- I just had a one-second moment of inattention and deleted
several pages of Fukushima observations. It only takes ONE SECOND whether
you are writing an article or operating a nuclear plant. I will try to
resurrect the high points, but it will be substantially less detailed this
time around. And more ranty.
-
- We cannot see, or predict, the future. We can try to
learn from the past, but most of those lessons are 'don't let this happen
to you'. It is invariably too late. The lessons NEVER tell us how to
fix the problem. They are only 'gotcha' moments we wish had never have
happened.
-
- So...let us apply our inability to see the future to
Fukushima. We don't need to make anything up and we don't need to make
predictions. At this point we can go with observations.
-
- I observe that the 'official' information stops at the
end of the business day on Friday and doesn't resume again until the following
Monday - or the next business day if Monday is a holiday. The last 'official'
information we got from the IAEA was on Friday: http://www.iaea.org/newscenter/news/tsunamiupdate01.html
-
- To me that's a bit disingenuous. It seems as though the
official position is that the incident is over, they are just cleaning
up and back on a 9-5 weekday schedule, no problem, move along, nothing
to see here. Let's look at the actual wording of that report.
-
- It updates us through last Thursday in an off-beat sort
of way. For instance, it says things like this: "As of 14 April,
white "smoke" was still observed coming from Units 2 and 3. White
"smoke" was also observed coming from Unit 4 on 14 April."
-
- 'Smoke' is not 'steam'. If we assume that the observer
knows the difference, and nothing was lost in translation (neither of which
are probably good assumptions, but still), we are left with the knowledge
that 'smoke' in the incomplete product of oxidation. Nothing we commonly
recognize as combustible lives in the core of a nuclear reactor. What
IS in there is a huge mass of melted fissile material that can never be
removed, metal fuel rods, control rods, concrete, and some stainless steel.
If 'smoke' is coming out, some of that material has to be oxidizing.
-
- TEPCO says that the temperatures in the reactor cores
is being maintained at 214 to 600 degrees F, but they admit their instrumentation
might not be working. But here is some news. Concrete and steel don't
give off smoke at 600 degrees F. They start burning off their impurities
closer to 5,000 degrees. So who is kidding whom? Is it steam or is it
smoke? There is a world of difference.
-
- But they don't know because they cannot replace the instrumentation
- the radiation levels are too high.
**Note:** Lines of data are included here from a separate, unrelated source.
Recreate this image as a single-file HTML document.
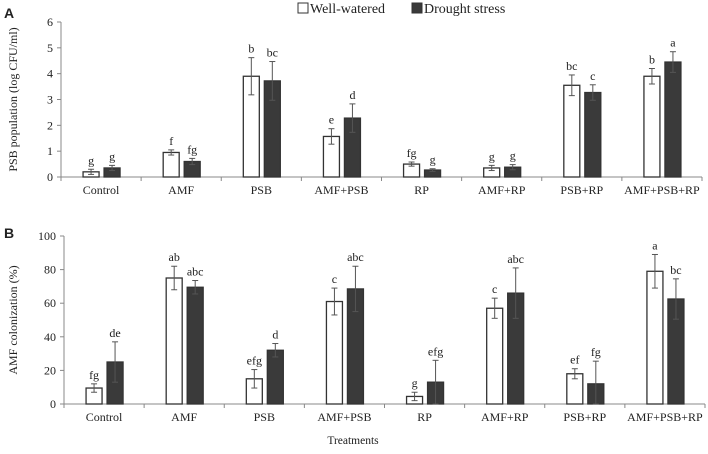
<!DOCTYPE html>
<html><head><meta charset="utf-8"><style>
body{margin:0;background:#fff;width:708px;height:449px;overflow:hidden}
svg text{font-family:"Liberation Serif",serif;fill:#222}
</style></head><body>
<svg id="c" width="708" height="449">
<text x="4" y="18" style="font-family:'Liberation Sans',sans-serif;font-weight:bold;font-size:14px">A</text>
<text x="4" y="238" style="font-family:'Liberation Sans',sans-serif;font-weight:bold;font-size:14px">B</text>
<g>
<rect x="298" y="3" width="10" height="10" fill="#fff" stroke="#333"/>
<text x="310" y="13" font-size="14">Well-watered</text>
<rect x="412" y="3" width="10" height="10" fill="#3a3a3a" stroke="#333"/>
<text x="424" y="13" font-size="14">Drought stress</text>
</g>
<text x="353" y="444" font-size="11.5" text-anchor="middle">Treatments</text>
</svg>
<script>
const categories=["Control","AMF","PSB","AMF+PSB","RP","AMF+RP","PSB+RP","AMF+PSB+RP"];
const aWell=[0.2,0.95,3.9,1.57,0.5,0.35,3.55,3.9];
const aWellErr=[0.1,0.1,0.72,0.3,0.08,0.1,0.4,0.3];
const aDry=[0.35,0.6,3.72,2.28,0.27,0.38,3.27,4.45];
const aDryErr=[0.1,0.12,0.75,0.55,0.05,0.1,0.3,0.4];
const aWellLbl=["g","f","b","e","fg","g","bc","b"];
const aDryLbl=["g","fg","bc","d","g","g","c","a"];
const aTicks=[0,1,2,3,4,5,6];
const bWell=[9.5,75,15,61,4.5,57,18,79];
const bWellErr=[2.5,7,5.5,8,2.5,6,3,10];
const bDry=[25,69.5,32,68.5,13,66,12,62.5];
const bDryErr=[12,4,4,13.5,13,15,13.5,12];
const bWellLbl=["fg","ab","efg","c","g","c","ef","a"];
const bDryLbl=["de","abc","d","abc","efg","abc","fg","bc"];
const bTicks=[0,20,40,60,80,100];
const svg=document.getElementById('c');const NS="http://www.w3.org/2000/svg";
function mk(t,a,p){const e=document.createElementNS(NS,t);for(const k in a)e.setAttribute(k,a[k]);(p||svg).appendChild(e);return e;}
function panel(id,x0,x1,y0,ymax,pxTop,ticks,well,wErr,dry,dErr,wl,dl,title){
  const g=mk('g',{});
  
  
  const Y=v=>y0-(v/ymax)*(y0-pxTop);
  const cw=(x1-x0)/categories.length;
  mk('line',{x1:x0,y1:pxTop,x2:x0,y2:y0,stroke:'#888'},g);
  mk('line',{x1:x0,y1:y0,x2:x1,y2:y0,stroke:'#888'},g);
  ticks.forEach(t=>{
    mk('line',{x1:x0-4,y1:Y(t),x2:x0,y2:Y(t),stroke:'#888'},g);
    const tx=mk('text',{x:x0-8,y:Y(t)+4,'font-size':'12','text-anchor':'end'},g);tx.textContent=t;
    
    
  });
  for(let i=0;i<=categories.length;i++)mk('line',{x1:x0+i*cw,y1:y0,x2:x0+i*cw,y2:y0+4,stroke:'#888'},g);
  categories.forEach((c,i)=>{
    const cx=x0+(i+0.5)*cw;
    const xl=mk('text',{x:cx,y:y0+17,'font-size':'12','text-anchor':'middle'},g);xl.textContent=c;
    
    
    [[well,wErr,wl,'#fff',-18,'well'],[dry,dErr,dl,'#3a3a3a',3,'drought']].forEach(([v,e,l,f,off,nm])=>{
      const bx=cx+off,bw=16;
      const r=mk('rect',{x:bx,y:Y(v[i]),width:bw,height:y0-Y(v[i]),fill:f,stroke:'#333','stroke-width':1.3},g);
      
      
      const mx=bx+bw/2,t=Y(v[i]+e[i]),b=Y(Math.max(0,v[i]-e[i]));
      mk('line',{x1:mx,y1:t,x2:mx,y2:b,stroke:'#555'},g);
      mk('line',{x1:mx-3,y1:t,x2:mx+3,y2:t,stroke:'#555'},g);
      mk('line',{x1:mx-3,y1:b,x2:mx+3,y2:b,stroke:'#555'},g);
      const lt=mk('text',{x:mx,y:t-5,'font-size':'12','text-anchor':'middle'},g);lt.textContent=l[i];
      
      
    });
  });
  const yt=mk('text',{x:0,y:0,'font-size':'12','text-anchor':'middle',transform:`translate(17,${(y0+pxTop)/2}) rotate(-90)`},g);yt.textContent=title;
  
  
}
panel('panel-a',61,702,177,6,22,aTicks,aWell,aWellErr,aDry,aDryErr,aWellLbl,aDryLbl,'PSB population (log CFU/ml)');
panel('panel-b',64,705,404,100,236,bTicks,bWell,bWellErr,bDry,bDryErr,bWellLbl,bDryLbl,'AMF colonization (%)');
</script>
</body></html>
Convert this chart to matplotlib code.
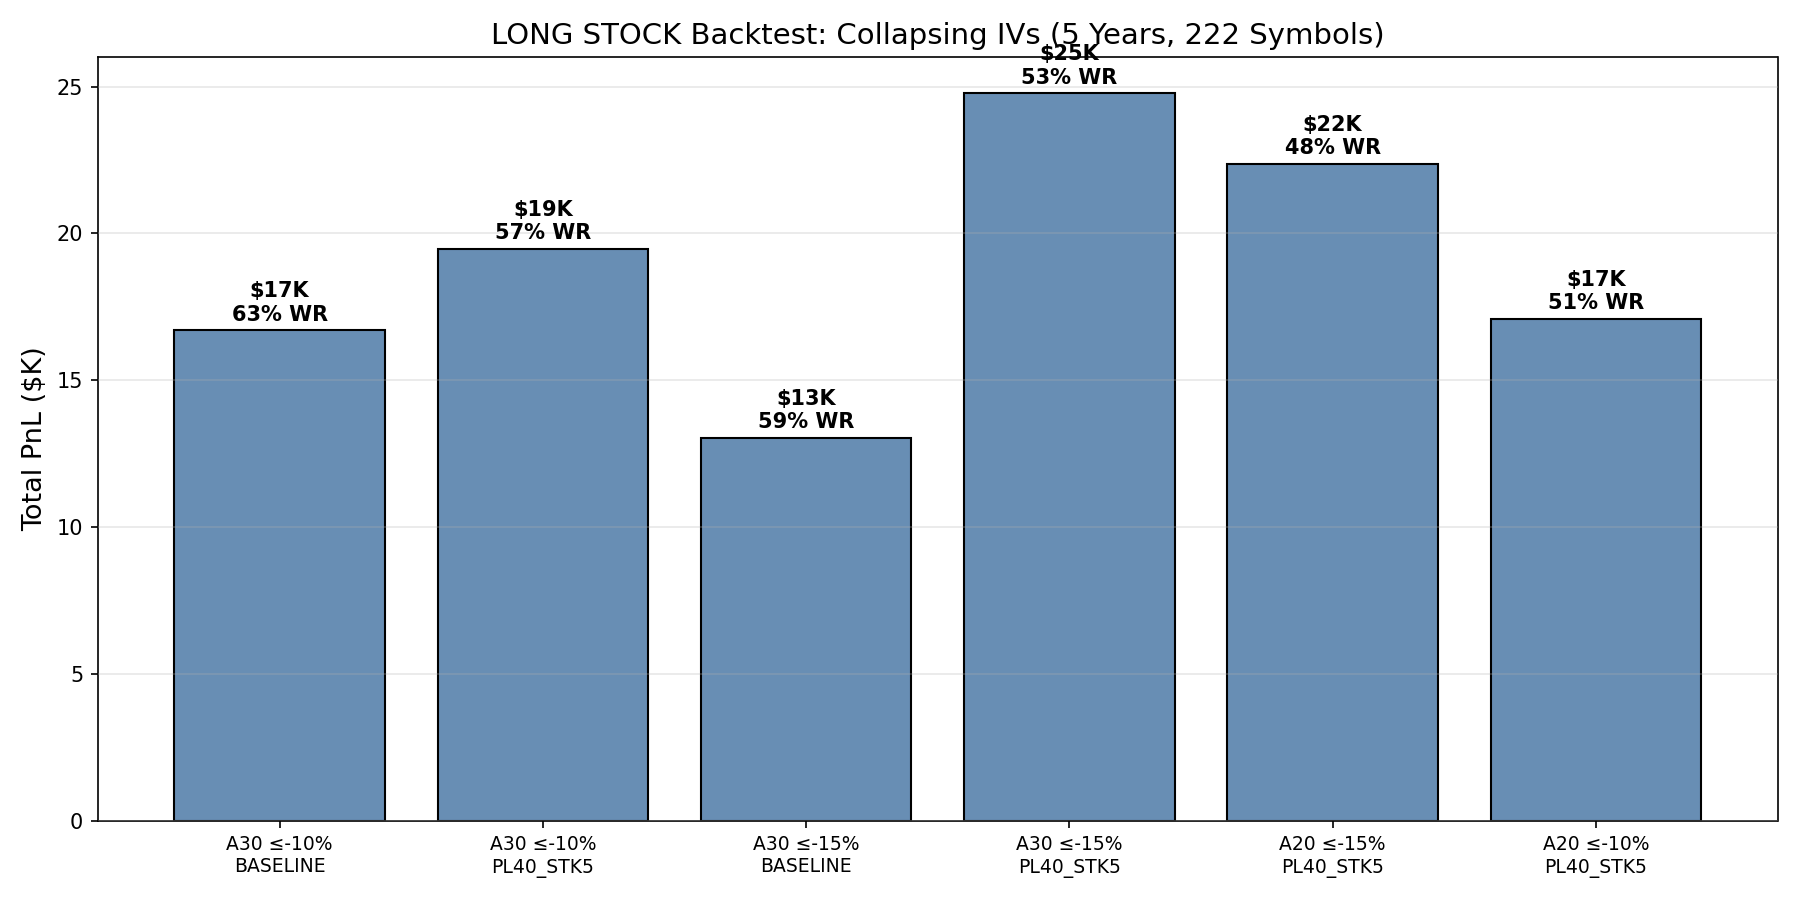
import matplotlib
matplotlib.use("Agg")
import matplotlib.pyplot as plt

categories = ["A30 ≤-10%\nBASELINE", "A30 ≤-10%\nPL40_STK5", "A30 ≤-15%\nBASELINE",
              "A30 ≤-15%\nPL40_STK5", "A20 ≤-15%\nPL40_STK5", "A20 ≤-10%\nPL40_STK5"]
pnl_k = [16.7, 19.48, 13.03, 24.77, 22.38, 17.08]
win_rate = [63, 57, 59, 53, 48, 51]

fig, ax = plt.subplots(figsize=(12, 6), dpi=150)
x = list(range(len(categories)))
bars = ax.bar(x, pnl_k, width=0.8, color="#688EB4", edgecolor="black", linewidth=1)
for b, v, wr in zip(bars, pnl_k, win_rate):
    ax.text(b.get_x() + b.get_width() / 2, b.get_height() + 0.2,
            f"${v:.0f}K\n{wr}% WR", ha="center", va="bottom",
            fontsize=10, fontweight="bold")
ax.set_xticks(x)
ax.set_xticklabels(categories, fontsize=9)
ax.set_ylabel("Total PnL ($K)", fontsize=13)
ax.set_title("LONG STOCK Backtest: Collapsing IVs (5 Years, 222 Symbols)", fontsize=14)
ax.grid(axis="y", alpha=0.3)
ax.set_axisbelow(False)
fig.tight_layout()
fig.savefig("out.png", dpi=150)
They are going to try and send in
a robot with a big rectal thermometer for the nuclear core. I wonder if
it can speak? I wonder if it can say "I'm melting, I'm melting."
-
- All they can do is busy-work. They have begun to build
a pipe line to supply water to the reactors, but there is no place to put
the water after they pump it in. They can pump it from ditches to condensers
and back, but simple logic tells us that they are continuing to pump 21
cubic meters of fresh water AN HOUR into the reactors to try and prevent
them from fissioning and it has to go somewhere So, whether or not it
is being made public, they are dumping huge amounts of highly radioactive
water into the ocean. Simple. It has to go somewhere and that's the only
'where'. The concept of using tankers was forgotten early-on, but the
water is still flowing.
-
- I can prove it without doing any math. The same report
referenced above states the following:
-
- "To minimize the movement of contaminated water
to the open sea, temporary boards to stop water (3 steel plates in total)
were installed on 13 April on the ocean-side of the Inlet Bar Screen of
Unit 2.
-
- Silt fences have also been installed in the inlet canal
and in front of the Inlet Bar Screens of Units 1, 2, 3 and 4. On 11 April,
a silt screen was installed at the southern end of the inlet canal. The
installation in front of the Inlet Bar Screen of Units 3 and 4 was completed
on 13 April and for Units 1 and 2 on 14 April."
-
- That's the politically correct way of saying they are
dumping radioactive water into the ocean. Silt fences don't stop water.
Water seeks it's own level. SEA level.
-
- In addition, they got an increased pressure reading in
one of the cores and began injecting nitrogen to prevent a hydrogen explosion
- but that won't control the pressure and it will eventually vent to the
atmosphere or to the water table. Unless, of course, the hydrogen blows
up - which is the same thing - it will vent to atmospheric pressure. So
that is busy-work as well. They want to be able to say, and ARE SAYING
"We are doing our best, and cleaning up an old accident. No more
earthquakes will occur, so neither this plant, which is hanging on by it's
fingernails, nor any OTHER bland on the affected coastline are in any danger.
Go about your business."
-
- That belief is irrational. But worse, it isn't true.